◆ THE TASK: Your task is to copy the listing exactly. Drop any pictures from the copy.

◆ SUPPLIED MATERIAL:
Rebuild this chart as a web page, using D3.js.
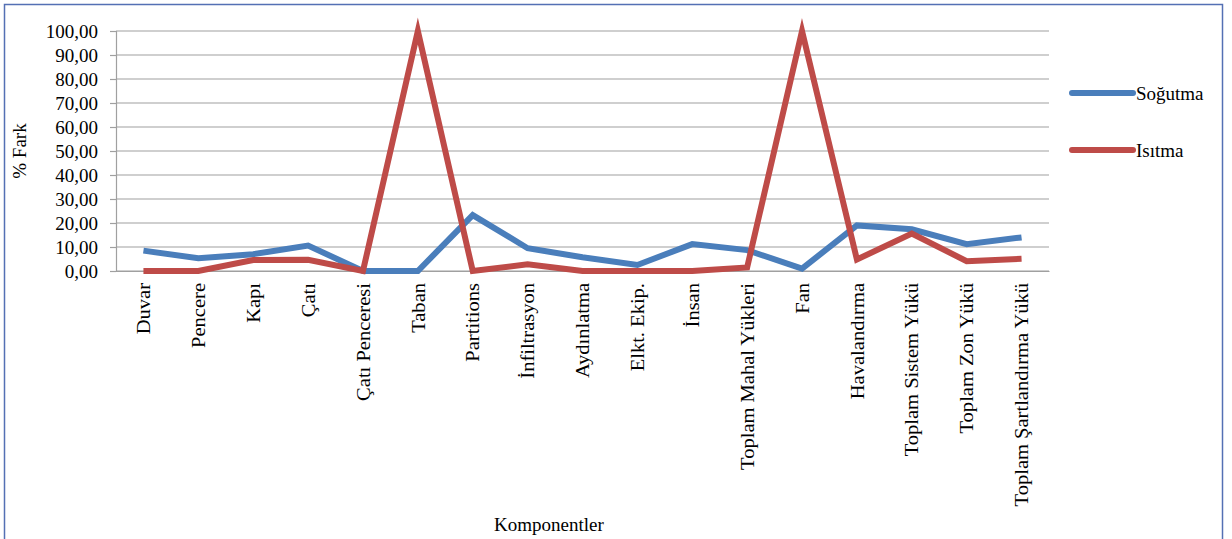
<!DOCTYPE html>
<html>
<head>
<meta charset="utf-8">
<script src="https://cdn.jsdelivr.net/npm/d3@7"></script>
<style>
  body { margin: 0; background: #fff; }
  svg { display: block; font-family: "Liberation Serif", "Times New Roman", serif; }
</style>
</head>
<body>
<div id="chart"></div>
<script>
// categories on the x axis
const components = ["Duvar", "Pencere", "Kapı", "Çatı", "Çatı Penceresi", "Taban", "Partitions",
  "İnfiltrasyon", "Aydınlatma", "Elkt. Ekip.", "İnsan", "Toplam Mahal Yükleri", "Fan",
  "Havalandırma", "Toplam Sistem Yükü", "Toplam Zon Yükü", "Toplam Şartlandırma Yükü"];

// % difference, cooling
const sogutma = [8.5, 5.3, 7.0, 10.6, 0, 0, 23.3, 9.5, 5.7, 2.5, 11.2, 8.7, 1.0, 19.0, 17.4, 11.2, 14.0];
// % difference, heating
const isitma = [0, 0, 4.6, 4.7, 0, 100, 0, 2.8, 0, 0, 0, 1.5, 100, 4.8, 15.6, 4.1, 5.1];

const yTicks = [0, 10, 20, 30, 40, 50, 60, 70, 80, 90, 100];

const series = [
  { name: "Soğutma", values: sogutma, color: "#4a7ebb" },
  { name: "Isıtma", values: isitma, color: "#be4b48" }
];

const width = 1232, height = 539;
const margin = { top: 31, right: 183, bottom: 268, left: 116 };
const fontSize = "19px";

const svg = d3.select("#chart").append("svg")
  .attr("width", width)
  .attr("height", height);

// outer frame
svg.append("rect")
  .attr("x", 4.5).attr("y", 4.5)
  .attr("width", 1218).attr("height", 545)
  .attr("fill", "none")
  .attr("stroke", "#5470b4")
  .attr("stroke-width", 1.5);

const x = d3.scaleBand()
  .domain(components)
  .range([margin.left, width - margin.right]);

const y = d3.scaleLinear()
  .domain([0, 100])
  .range([height - margin.bottom, margin.top]);

// gridlines
svg.append("g")
  .selectAll("line")
  .data(yTicks)
  .enter()
  .append("line")
  .attr("x1", margin.left)
  .attr("x2", width - margin.right)
  .attr("y1", d => y(d))
  .attr("y2", d => y(d))
  .attr("stroke", "#a0a0a0")
  .attr("stroke-width", 1.2);

// y axis
const yAxis = svg.append("g")
  .attr("transform", `translate(${margin.left},0)`)
  .call(d3.axisLeft(y).tickValues(yTicks).tickSize(6).tickPadding(12)
    .tickFormat(d => d3.format(".2f")(d).replace(".", ",")));
yAxis.select(".domain").attr("stroke", "#a0a0a0").attr("stroke-width", 1.2);
yAxis.selectAll(".tick line").attr("stroke", "#a0a0a0").attr("stroke-width", 1.2);
yAxis.selectAll("text")
  .attr("font-family", "Liberation Serif, serif")
  .attr("font-size", fontSize)
  .attr("fill", "#000");

// x axis
const xAxis = svg.append("g")
  .attr("transform", `translate(0,${height - margin.bottom})`)
  .call(d3.axisBottom(x).tickSize(0).tickPadding(0));
xAxis.select(".domain").attr("stroke", "#a0a0a0").attr("stroke-width", 1.2);
xAxis.selectAll("text")
  .attr("font-family", "Liberation Serif, serif")
  .attr("font-size", fontSize)
  .attr("fill", "#000")
  .attr("text-anchor", "end")
  .attr("dy", "0.35em")
  .attr("transform", "translate(0,12) rotate(-90) scale(1.08,1)");

// axis titles
svg.append("text")
  .attr("transform", `translate(26,${(margin.top + height - margin.bottom) / 2}) rotate(-90)`)
  .attr("text-anchor", "middle")
  .attr("font-family", "Liberation Serif, serif")
  .attr("font-size", fontSize)
  .text("% Fark");

svg.append("text")
  .attr("x", 549)
  .attr("y", 531)
  .attr("text-anchor", "middle")
  .attr("font-family", "Liberation Serif, serif")
  .attr("font-size", fontSize)
  .text("Komponentler");

// lines
const line = d3.line()
  .x((d, i) => x(components[i]) + x.bandwidth() / 2)
  .y(d => y(d));

svg.append("g")
  .selectAll("path")
  .data(series)
  .enter()
  .append("path")
  .attr("d", d => line(d.values))
  .attr("fill", "none")
  .attr("stroke", d => d.color)
  .attr("stroke-width", 6)
  .attr("stroke-linejoin", "miter")
  .attr("stroke-miterlimit", 10);

// legend
const legend = svg.append("g")
  .selectAll("g")
  .data(series)
  .enter()
  .append("g")
  .attr("transform", (d, i) => `translate(1072,${93 + i * 57})`);

legend.append("line")
  .attr("x1", 0).attr("x2", 61)
  .attr("stroke", d => d.color)
  .attr("stroke-width", 6)
  .attr("stroke-linecap", "round");

legend.append("text")
  .attr("x", 64)
  .attr("dy", "0.35em")
  .attr("font-family", "Liberation Serif, serif")
  .attr("font-size", fontSize)
  .text(d => d.name);
</script>
</body>
</html>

◆ TASK RESULT:
Rebuild this chart as a web page, using D3.js.
<!DOCTYPE html>
<html>
<head>
<meta charset="utf-8">
<script src="https://cdn.jsdelivr.net/npm/d3@7"></script>
<style>
  body { margin: 0; background: #fff; }
  svg { display: block; font-family: "Liberation Serif", "Times New Roman", serif; }
</style>
</head>
<body>
<div id="chart"></div>
<script>
// categories on the x axis
const components = ["Duvar", "Pencere", "Kapı", "Çatı", "Çatı Penceresi", "Taban", "Partitions",
  "İnfiltrasyon", "Aydınlatma", "Elkt. Ekip.", "İnsan", "Toplam Mahal Yükleri", "Fan",
  "Havalandırma", "Toplam Sistem Yükü", "Toplam Zon Yükü", "Toplam Şartlandırma Yükü"];

// % difference, cooling
const sogutma = [8.5, 5.3, 7.0, 10.6, 0, 0, 23.3, 9.5, 5.7, 2.5, 11.2, 8.7, 1.0, 19.0, 17.4, 11.2, 14.0];
// % difference, heating
const isitma = [0, 0, 4.6, 4.7, 0, 100, 0, 2.8, 0, 0, 0, 1.5, 100, 4.8, 15.6, 4.1, 5.1];

const yTicks = [0, 10, 20, 30, 40, 50, 60, 70, 80, 90, 100];

const series = [
  { name: "Soğutma", values: sogutma, color: "#4a7ebb" },
  { name: "Isıtma", values: isitma, color: "#be4b48" }
];

const width = 1232, height = 539;
const margin = { top: 31, right: 183, bottom: 268, left: 116 };
const fontSize = "19px";

const svg = d3.select("#chart").append("svg")
  .attr("width", width)
  .attr("height", height);

// outer frame
svg.append("rect")
  .attr("x", 4.5).attr("y", 4.5)
  .attr("width", 1218).attr("height", 545)
  .attr("fill", "none")
  .attr("stroke", "#5470b4")
  .attr("stroke-width", 1.5);

const x = d3.scaleBand()
  .domain(components)
  .range([margin.left, width - margin.right]);

const y = d3.scaleLinear()
  .domain([0, 100])
  .range([height - margin.bottom, margin.top]);

// gridlines
svg.append("g")
  .selectAll("line")
  .data(yTicks)
  .enter()
  .append("line")
  .attr("x1", margin.left)
  .attr("x2", width - margin.right)
  .attr("y1", d => y(d))
  .attr("y2", d => y(d))
  .attr("stroke", "#a0a0a0")
  .attr("stroke-width", 1.2);

// y axis
const yAxis = svg.append("g")
  .attr("transform", `translate(${margin.left},0)`)
  .call(d3.axisLeft(y).tickValues(yTicks).tickSize(6).tickPadding(12)
    .tickFormat(d => d3.format(".2f")(d).replace(".", ",")));
yAxis.select(".domain").attr("stroke", "#a0a0a0").attr("stroke-width", 1.2);
yAxis.selectAll(".tick line").attr("stroke", "#a0a0a0").attr("stroke-width", 1.2);
yAxis.selectAll("text")
  .attr("font-family", "Liberation Serif, serif")
  .attr("font-size", fontSize)
  .attr("fill", "#000");

// x axis
const xAxis = svg.append("g")
  .attr("transform", `translate(0,${height - margin.bottom})`)
  .call(d3.axisBottom(x).tickSize(0).tickPadding(0));
xAxis.select(".domain").attr("stroke", "#a0a0a0").attr("stroke-width", 1.2);
xAxis.selectAll("text")
  .attr("font-family", "Liberation Serif, serif")
  .attr("font-size", fontSize)
  .attr("fill", "#000")
  .attr("text-anchor", "end")
  .attr("dy", "0.35em")
  .attr("transform", "translate(0,12) rotate(-90) scale(1.08,1)");

// axis titles
svg.append("text")
  .attr("transform", `translate(26,${(margin.top + height - margin.bottom) / 2}) rotate(-90)`)
  .attr("text-anchor", "middle")
  .attr("font-family", "Liberation Serif, serif")
  .attr("font-size", fontSize)
  .text("% Fark");

svg.append("text")
  .attr("x", 549)
  .attr("y", 531)
  .attr("text-anchor", "middle")
  .attr("font-family", "Liberation Serif, serif")
  .attr("font-size", fontSize)
  .text("Komponentler");

// lines
const line = d3.line()
  .x((d, i) => x(components[i]) + x.bandwidth() / 2)
  .y(d => y(d));

svg.append("g")
  .selectAll("path")
  .data(series)
  .enter()
  .append("path")
  .attr("d", d => line(d.values))
  .attr("fill", "none")
  .attr("stroke", d => d.color)
  .attr("stroke-width", 6)
  .attr("stroke-linejoin", "miter")
  .attr("stroke-miterlimit", 10);

// legend
const legend = svg.append("g")
  .selectAll("g")
  .data(series)
  .enter()
  .append("g")
  .attr("transform", (d, i) => `translate(1072,${93 + i * 57})`);

legend.append("line")
  .attr("x1", 0).attr("x2", 61)
  .attr("stroke", d => d.color)
  .attr("stroke-width", 6)
  .attr("stroke-linecap", "round");

legend.append("text")
  .attr("x", 64)
  .attr("dy", "0.35em")
  .attr("font-family", "Liberation Serif, serif")
  .attr("font-size", fontSize)
  .text(d => d.name);
</script>
</body>
</html>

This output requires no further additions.